The figure above depicts a scenario in which disease status is correctly classified, but some of the exposed subjects are incorrectly classified as non-exposed. This would result in bias toward the null. Rothman gives a hypothetical example in which the true odds ratio for the association between a high fat diet and coronary heart disease is 5.0, but if about 20% of the exposed subjects were misclassified as 'not exposed' in both disease groups, the biased estimate might give an odds ratio of, say, 2.4. In other words, it resulted in bias toward the null.
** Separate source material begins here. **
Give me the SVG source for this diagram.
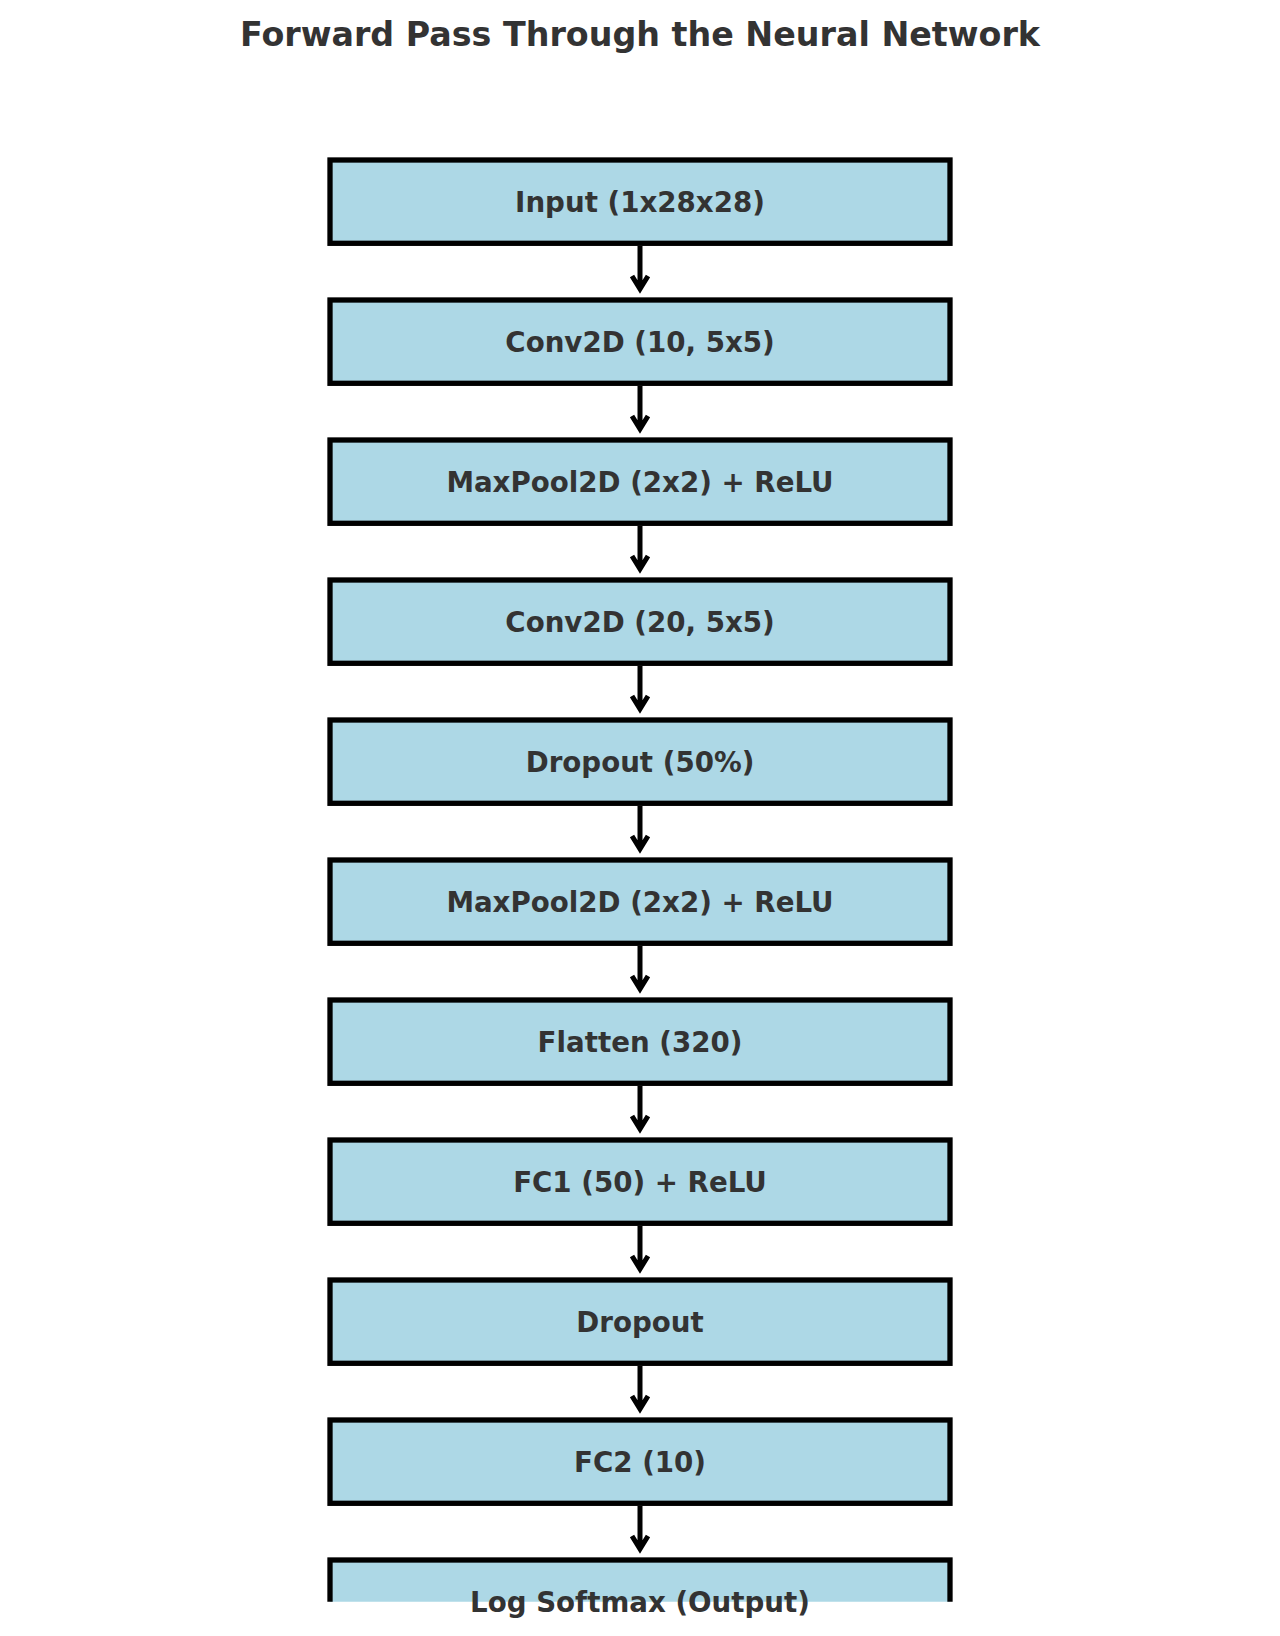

However, now consider what would happen in the same example if 20% of the exposed subjects were misclassified as 'not exposed' in both outcome groups, AND 20% of the non-exposed subjects were misclassified as 'exposed' in both groups - in other words a scenario that looked something like this:

Outcome status is correct, but some exposed subjects are in the unexposed category, and some unexposed subjects are in the exposed category.

This additional nondifferential misclassification would result in even more severe bias toward the null, giving an odds ratio of perhaps 2.0.

Note that If there are multiple exposure categories, i.e. if the exposure is not dichotomous, then nondifferential misclassification may bias the estimate either toward the null or away from it, depending on the categories into which subjects are misclassified.

Mechanisms for Nondifferential Misclassification

Nondifferential misclassification can occur in a number of ways. Records may be incomplete, e.g., a medical record in which none of the healthcare workers remember to ask about tobacco use. There may be errors in recording or interpreting information in records, or there may be errors in assigning codes to disease diagnoses by clerical workers who are unfamiliar with a patient's hospital course, diagnosis, and treatment. Subjects completing questionnaires or being interviewed may have difficulty in remembering past exposures. Note that if difficulty in remembering past exposures occurs to the same extent in both groups being compared, then there is nondifferential misclassification, which will bias toward the null. However, if one outcome group in a case-control study remembers better than the other, then there is a differential misclassification which is called "recall bias." Recall bias is described below under differential misclassification of exposure.